Thanks to a lucky stop at my local Target earlier this month, I was able to find the first Super #Treasure Hunt of 2019, the #HW Speed Graphics Series #’90 Honda Civic EF. It was the first time in a very long time that I found an actual super pegged at Target so it came as a shock, and was followed by a brief happy dance. It was one super treasure hunt that I probably wouldn’t have bought, had I not found it at retail, so I was certainly glad that I did!
Once in my hand, I couldn’t but help notice some of the differences. It does closely resemble the common white variant of the #HW Speed Graphics Series #’90 Honda Civic EF so the cynical side of me thinks that is how this one actually got pegged. Either way, its in my collection now and I am happy to explain the obvious (and not so obvious) differences to you.
First, the most glaring difference to me was the wheels. Thats how I spotted it several cars deep. The #Real Riders LW5 Wheels make a comeback of sorts here as I can’t remember that last time I saw them used, and its the first time they have been used on a Super #Treasure Hunt since the ’80 El Camino super in 2011. Regardless of what you think of that #Real Rider, you have to agree they look far superior to the #Japanese 5-Spoke Wheel used on the common white variant.
If you are at the pegs and are looking for that infamous “TH” logo on this #Civic, you’re not going to spot it when looking at the car as it sits in the package. Rather, you’ll have to check the rear-end license plate spot for the “TH” where it replaces the #GReddy logo from the common variant. Aside from that, there is no additional tampo disparity between the two.
How about that paint? Visually, can you tell the difference?
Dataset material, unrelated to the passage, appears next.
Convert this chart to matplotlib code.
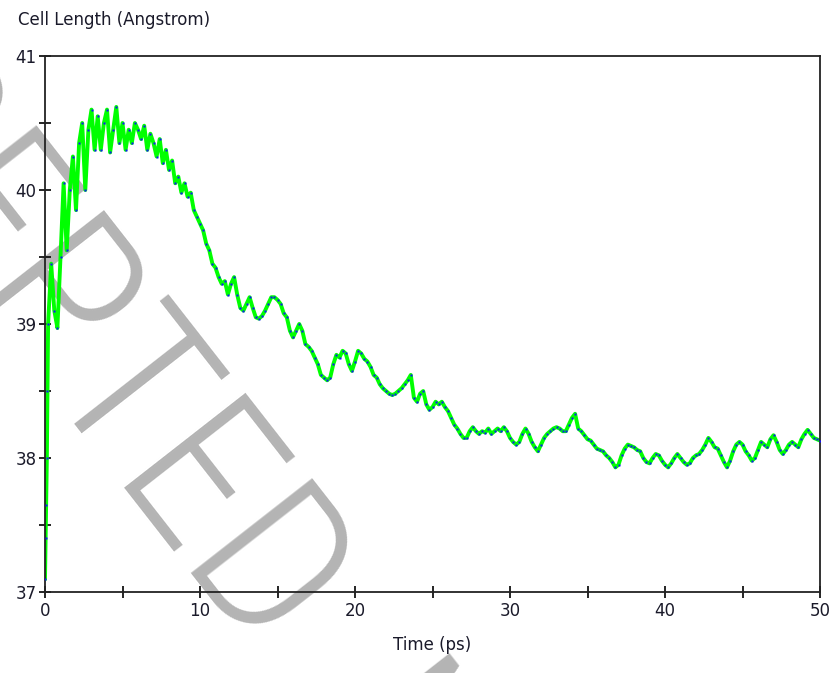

Isn’t there always a different paint used for the super?
Please allow for me to back track a little before I answer that.
Several months ago, it was announced by a couple people at Mattel that the 2019 Super #Treasure Hunts would feature a new #Spectraflame Paint. This was around the time the #HW 50th Originals Collection came out as it was stated the 2019 super THs would go through a similar application of spectraflame. When this #Civic was announced at the Hot Wheels Nationals Convention back in April, it was stated that the plant was testing a new “spectraflame white” … something that had not been met with success in the past. A few “spy shots” confirmed the effort as the paint had looked almost like a silver when applied over the ZAMAC body.
Ultimately, that decision was scrapped — or changed — as the super #Variation now wears more of a pearlescent white paint compared to the enamel white body of the common variant. The difference is very minimal, but very apparent when you get the two together up close. Below is my attempt to photograph the difference.
So between the wheels, TH logo and the paint, the differences between common variant and Super #Treasure Hunt are obviously less apparent than we are used to. I obviously attribute the subtlety to the reasoning behind me finding one, so I am thankful for that.
Speaking of subtlety, check out the differences in the blister cards below. You’ll notice that the 2019 Super THs are no longer “unnumbered” as this one has the same mainline number (#4/250) as the common variant — and any additional colors that come along later in the year. So, with that said, the only card differences are: a) the artwork of the car has more of a silver color to it, and b) the #Flame Logo that hides behind the Hot Wheels car itself.
These two variants should fit in well with the growing family of #GReddy Hot Wheels cars that have been done the last several years in the mainline and premium lines.